The warning message should not happen unless the user application has somehow 
created the KerberosName object without core-default.xml in the classpath.  
It's guarding against code running in custom environment that may not have 
Hadoop configuration object initialized in the expected order.  This should not 
happen in Hadoop itself, but it could be possible if third party application 
does things differently than Hadoop.

[~lmccay] {quote}I don't understand the explanation of the compatibility name 
as it seems that you are saying it isn't really compatible with anything.{quote}

Compatible mode is referring to how auth_to_local rule works that is compatible 
with MIT kerberos as a utility function.  Legacy mode represents Hadoop 
original implementation using auth_to_local as firewall rules.  The naming only 
make sense to people that can distinguish the semantic difference between 
legacy Hadoop Kerberos auth_to_local and MIT Kerberos auth_to_local 
definitions.  This is not multi-realm specific, and calling it multi-realm 
specific flag may create more confusion from the intend of using auth_to_local 
as firewall rules or not.  

"system" mode is also proposed to use auth_to_local rules directly from 
krb5.conf.  Rule mechanism types are important to show the clarity of the 
modes.  Maybe we can call it, "passive" = compat, "enforce" = legacy, "os" = 
system to make this easier to discern the different types?

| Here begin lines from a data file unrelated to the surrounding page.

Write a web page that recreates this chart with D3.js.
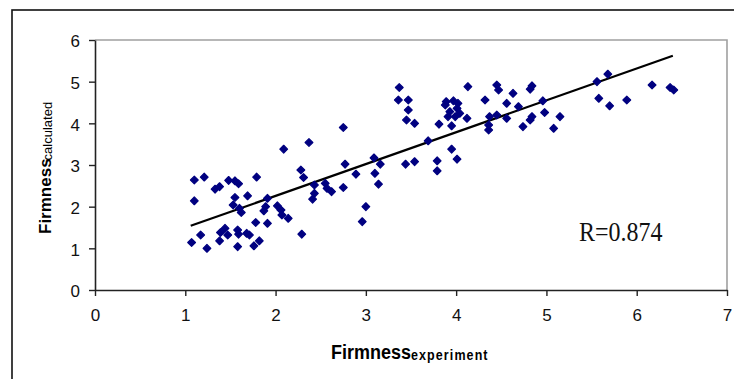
<!DOCTYPE html>
<html lang="en">
<head>
<meta charset="utf-8">
<title>Firmness calculated vs experiment</title>
<script src="https://d3js.org/d3.v7.min.js"></script>
<style>
  body { margin: 0; background: #fff; }
  svg { display: block; }
  .tick text { font-family: "Liberation Sans", Arial, sans-serif; font-size: 17px; fill: #111; }
</style>
</head>
<body>
<script>
// measured values (x = experiment, y = calculated)
var firmExp = [
  2.37, 2.09, 2.28, 2.31, 1.10, 1.21, 1.48, 1.55, 1.59, 1.79, 1.33, 1.38, 2.43, 2.43, 2.41,
  1.10, 1.55, 1.69, 1.91, 1.53, 1.60, 1.62, 1.87, 1.89, 2.02, 2.06, 2.07, 2.14, 1.78, 1.91,
  1.44, 1.39, 1.47, 1.58, 1.59, 1.68, 1.71, 2.29, 1.17, 1.07, 1.38, 1.58, 1.24, 1.76, 1.82,
  3.37, 3.36, 3.47, 3.47, 3.45, 3.54, 2.75, 3.09, 3.16, 2.77, 3.44, 3.54, 2.89, 3.10, 3.14,
  2.75, 2.55, 2.57, 2.62, 3.00, 2.96,
  4.13, 4.45, 4.47, 4.32, 4.63, 4.56, 4.69, 3.89, 3.97, 4.02, 3.88, 4.01, 3.93, 4.04, 4.12,
  3.91, 3.99, 3.81, 3.95, 4.37, 4.45, 4.56, 4.36, 4.36, 3.69, 4.74, 3.95, 4.01, 3.79, 3.79,
  5.68, 5.56, 6.17, 6.37, 6.41, 5.58, 5.70, 5.89, 4.84, 4.82, 4.96, 4.98, 5.15, 4.84, 4.82, 5.08
];
var firmCalc = [
  3.54, 3.38, 2.88, 2.70, 2.64, 2.71, 2.63, 2.62, 2.55, 2.71, 2.42, 2.48, 2.52, 2.32, 2.18,
  2.14, 2.22, 2.26, 2.20, 2.04, 1.96, 1.86, 1.90, 2.00, 2.02, 1.92, 1.80, 1.72, 1.62, 1.60,
  1.48, 1.38, 1.32, 1.44, 1.34, 1.36, 1.32, 1.34, 1.32, 1.14, 1.18, 1.04, 1.00, 1.06, 1.18,
  4.86, 4.56, 4.56, 4.32, 4.08, 4.00, 3.90, 3.17, 3.02, 3.02, 3.02, 3.08, 2.78, 2.80, 2.54,
  2.46, 2.56, 2.44, 2.36, 2.00, 1.64,
  4.88, 4.92, 4.80, 4.56, 4.72, 4.48, 4.40, 4.52, 4.54, 4.48, 4.44, 4.36, 4.28, 4.24, 4.12,
  4.16, 4.16, 3.98, 3.94, 4.16, 4.20, 4.12, 3.96, 3.84, 3.58, 3.92, 3.38, 3.14, 3.10, 2.86,
  5.18, 5.00, 4.92, 4.86, 4.80, 4.60, 4.42, 4.56, 4.90, 4.82, 4.54, 4.26, 4.16, 4.16, 4.08, 3.88
];
// fitted line end points
var trendX = [1.06, 6.40];
var trendY = [1.54, 5.62];
var xTicks = [0, 1, 2, 3, 4, 5, 6, 7];
var yTicks = [0, 1, 2, 3, 4, 5, 6];
var rLabel = "R=0.874";

var width = 734, height = 379;

var svg = d3.select("body").append("svg")
    .attr("width", width)
    .attr("height", height);

// outer chart frame (runs off the right / bottom edge)
svg.append("rect")
    .attr("x", 12).attr("y", 10)
    .attr("width", 800).attr("height", 420)
    .attr("fill", "#fff")
    .attr("stroke", "#111")
    .attr("stroke-width", 1.6);

var x = d3.scaleLinear().domain([0, 7]).range([95, 727]);
var y = d3.scaleLinear().domain([0, 6]).range([290, 40]);

// plot area border (grey top / right)
svg.append("path")
    .attr("d", "M" + x(0) + "," + y(6) + "H" + x(7) + "V" + y(0))
    .attr("fill", "none")
    .attr("stroke", "#a0a0a0")
    .attr("stroke-width", 1.6);

var fmt = d3.format("d");

var xAxis = svg.append("g")
    .attr("transform", "translate(0," + y(0) + ")")
    .call(d3.axisBottom(x).tickValues(xTicks).tickFormat(fmt)
      .tickSize(6).tickSizeOuter(0).tickPadding(13));

var yAxis = svg.append("g")
    .attr("transform", "translate(" + x(0) + ",0)")
    .call(d3.axisLeft(y).tickValues(yTicks).tickFormat(fmt)
      .tickSize(6).tickSizeOuter(0).tickPadding(9));

[xAxis, yAxis].forEach(function(g) {
  g.select(".domain").attr("stroke", "#222").attr("stroke-width", 1.6);
  g.selectAll(".tick line").attr("stroke", "#222").attr("stroke-width", 1.4);
});
yAxis.selectAll(".tick text").attr("dy", "0.4em");

// regression line
svg.append("path")
    .datum(d3.zip(trendX, trendY))
    .attr("fill", "none")
    .attr("stroke", "#000")
    .attr("stroke-width", 2.2)
    .attr("d", d3.line().x(function(d) { return x(d[0]); }).y(function(d) { return y(d[1]); }));

// diamond markers
var diamond = d3.symbol().type(d3.symbolSquare).size(30);
svg.append("g")
    .selectAll("path")
    .data(d3.zip(firmExp, firmCalc))
    .enter().append("path")
    .attr("d", diamond)
    .attr("transform", function(d) { return "translate(" + x(d[0]) + "," + y(d[1]) + ") rotate(45)"; })
    .attr("fill", "#000080")
    .attr("stroke", "#000080")
    .attr("stroke-width", 1.2)
    .attr("stroke-linejoin", "round");

// x axis title
var xt = svg.append("text")
    .attr("transform", "translate(331,359) scale(1,1.15)")
    .attr("font-family", "Liberation Sans, Arial, sans-serif")
    .attr("font-weight", "bold")
    .attr("fill", "#000");
xt.append("tspan").attr("font-size", 18).text("Firmness");
xt.append("tspan").attr("font-size", 12.5).attr("letter-spacing", 1.1).attr("dy", 1).text("experiment");

// y axis title
var yt = svg.append("text")
    .attr("transform", "translate(51,234) rotate(-90)")
    .attr("font-family", "Liberation Sans, Arial, sans-serif")
    .attr("fill", "#000");
yt.append("tspan").attr("font-size", 17).attr("font-weight", "bold").text("Firmness");
yt.append("tspan").attr("font-size", 13).attr("dy", 1).attr("dx", -2).text("calculated");

// correlation label
svg.append("text")
    .attr("transform", "translate(579,241) scale(1,1.18)")
    .attr("font-family", "Liberation Serif, Times New Roman, serif")
    .attr("font-size", 24)
    .attr("fill", "#111")
    .text(rLabel);
</script>
</body>
</html>
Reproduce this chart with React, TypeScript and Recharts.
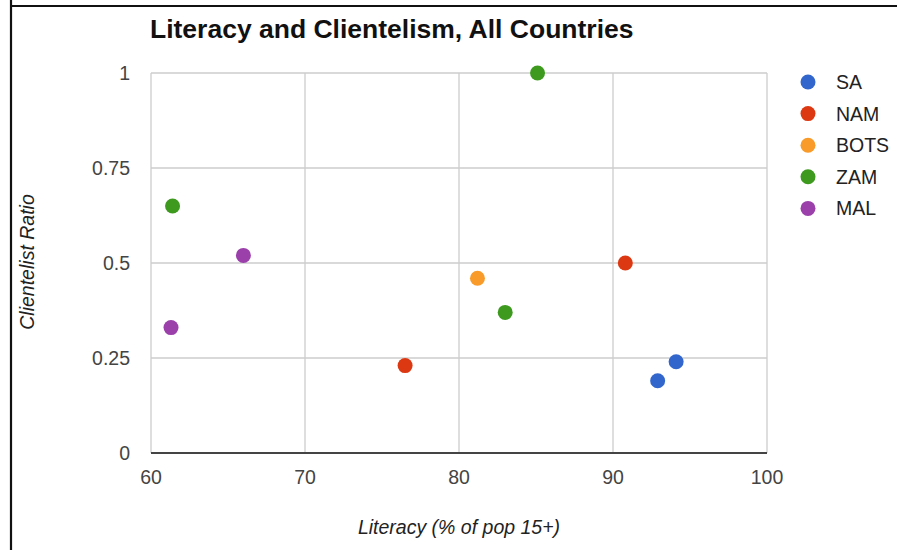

> Plugin interface to support more complex usernames in Hadoop
> ------------------------------------------------------------
>
>                 Key: HADOOP-15996
>                 URL: https://issues.apache.org/jira/browse/HADOOP-15996
>             Project: Hadoop Common
>          Issue Type: New Feature
>          Components: security
>            Reporter: Eric Yang
>            Assignee: Bolke de Bruin
>            Priority: Major
>         Attachments: 0001-HADOOP-15996-Make-auth-to-local-configurable.patch, 
> 0001-Make-allowing-or-configurable.patch, 
> 0001-Simple-trial-of-using-krb5.conf-for-auth_to_local-ru.patch, 
> 0002-HADOOP-15996-Make-auth-to-local-configurable.patch, 
> 0003-HADOOP-15996-Make-auth-to-local-configurable.patch, 
> 0004-HADOOP-15996-Make-auth-to-local-configurable.patch, 
> 0005-HADOOP-15996-Make-auth-to-local-configurable.patch, 
> HADOOP-15996.0005.patch, HADOOP-15996.0006.patch
>
>
> Hadoop does not allow support of @ character in username in recent security 
> mailing list vote to revert HADOOP-12751.  Hadoop auth_to_local rule must 
> match to authorize user to login to Hadoop cluster.  This design does not 
> work well in multi-realm environment where identical username between two 
> realms do not map to the same user.  There is also possibility that lossy 
> regex can incorrectly map users.  In the interest of supporting multi-realms, 
> it maybe preferred to pass principal name without rewrite to uniquely 
> distinguish users.  This jira is to revisit if Hadoop can support full 
> principal names without rewrite and provide a plugin to override Hadoop's 
> default implementation of auth_to_local for multi-realm use case.